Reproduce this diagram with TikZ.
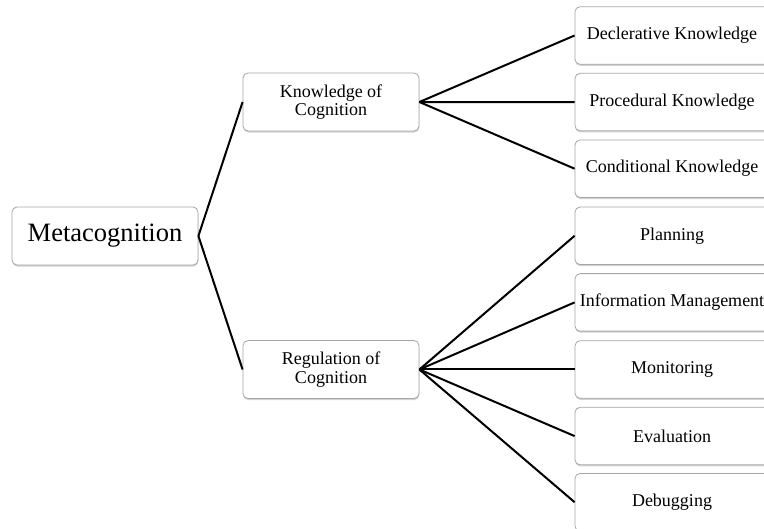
\documentclass[tikz,border=0pt]{standalone}
\usepackage{fontspec}
\setmainfont{Liberation Serif}
\usetikzlibrary{shadows}
\tikzset{
  box/.style={draw=gray!70, line width=0.8pt, rounded corners=5pt, fill=white,
    drop shadow={shadow xshift=0.3pt, shadow yshift=-1.6pt, opacity=0.35, fill=gray},
    align=center, inner xsep=0pt, minimum height=57.5pt,
    font=\fontsize{18}{18.5}\selectfont},
  rootbox/.style={box, minimum width=186pt, minimum height=58pt,
    font=\fontsize{26.5}{28}\selectfont},
  midbox/.style={box, minimum width=176pt, minimum height=58pt},
  leafbox/.style={box, minimum width=194pt},
  link/.style={line width=2pt, black}
}
\begin{document}
\begin{tikzpicture}[x=1pt,y=-1pt]
\clip (0,0) rectangle (764,529);
\fill[white] (0,0) rectangle (764,529);

\node[rootbox] (meta) at (105,236) {Metacognition};
\node[midbox] (know) at (331,102) {Knowledge of\\Cognition};
\node[midbox] (reg) at (331,369.5) {Regulation of\\Cognition};

\node[leafbox] (decl) at (672,35.5) {Declerative Knowledge};
\node[leafbox] (proc) at (672,102.1) {Procedural Knowledge};
\node[leafbox] (cond) at (672,168.7) {Conditional Knowledge};
\node[leafbox] (plan) at (672,235.8) {Planning};
\node[leafbox] (info) at (672,302.4) {Information Management};
\node[leafbox] (moni) at (672,369.5) {Monitoring};
\node[leafbox] (eval) at (672,436.1) {Evaluation};
\node[leafbox] (debu) at (672,502.2) {Debugging};

\draw[link] (meta.east) -- (know.west);
\draw[link] (meta.east) -- (reg.west);
\foreach \t in {decl,proc,cond}
  \draw[link] (know.east) -- (\t.west);
\foreach \t in {plan,info,moni,eval,debu}
  \draw[link] (reg.east) -- (\t.west);
\end{tikzpicture}
\end{document}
···
* _WORK TO COMPLETE_: Copy the listing word for word, excluding its pictures.

* _RESULT OF THE EXERCISE_:
Reproduce this diagram with TikZ.
\documentclass[tikz,border=0pt]{standalone}
\usepackage{fontspec}
\setmainfont{Liberation Serif}
\usetikzlibrary{shadows}
\tikzset{
  box/.style={draw=gray!70, line width=0.8pt, rounded corners=5pt, fill=white,
    drop shadow={shadow xshift=0.3pt, shadow yshift=-1.6pt, opacity=0.35, fill=gray},
    align=center, inner xsep=0pt, minimum height=57.5pt,
    font=\fontsize{18}{18.5}\selectfont},
  rootbox/.style={box, minimum width=186pt, minimum height=58pt,
    font=\fontsize{26.5}{28}\selectfont},
  midbox/.style={box, minimum width=176pt, minimum height=58pt},
  leafbox/.style={box, minimum width=194pt},
  link/.style={line width=2pt, black}
}
\begin{document}
\begin{tikzpicture}[x=1pt,y=-1pt]
\clip (0,0) rectangle (764,529);
\fill[white] (0,0) rectangle (764,529);

\node[rootbox] (meta) at (105,236) {Metacognition};
\node[midbox] (know) at (331,102) {Knowledge of\\Cognition};
\node[midbox] (reg) at (331,369.5) {Regulation of\\Cognition};

\node[leafbox] (decl) at (672,35.5) {Declerative Knowledge};
\node[leafbox] (proc) at (672,102.1) {Procedural Knowledge};
\node[leafbox] (cond) at (672,168.7) {Conditional Knowledge};
\node[leafbox] (plan) at (672,235.8) {Planning};
\node[leafbox] (info) at (672,302.4) {Information Management};
\node[leafbox] (moni) at (672,369.5) {Monitoring};
\node[leafbox] (eval) at (672,436.1) {Evaluation};
\node[leafbox] (debu) at (672,502.2) {Debugging};

\draw[link] (meta.east) -- (know.west);
\draw[link] (meta.east) -- (reg.west);
\foreach \t in {decl,proc,cond}
  \draw[link] (know.east) -- (\t.west);
\foreach \t in {plan,info,moni,eval,debu}
  \draw[link] (reg.east) -- (\t.west);
\end{tikzpicture}
\end{document}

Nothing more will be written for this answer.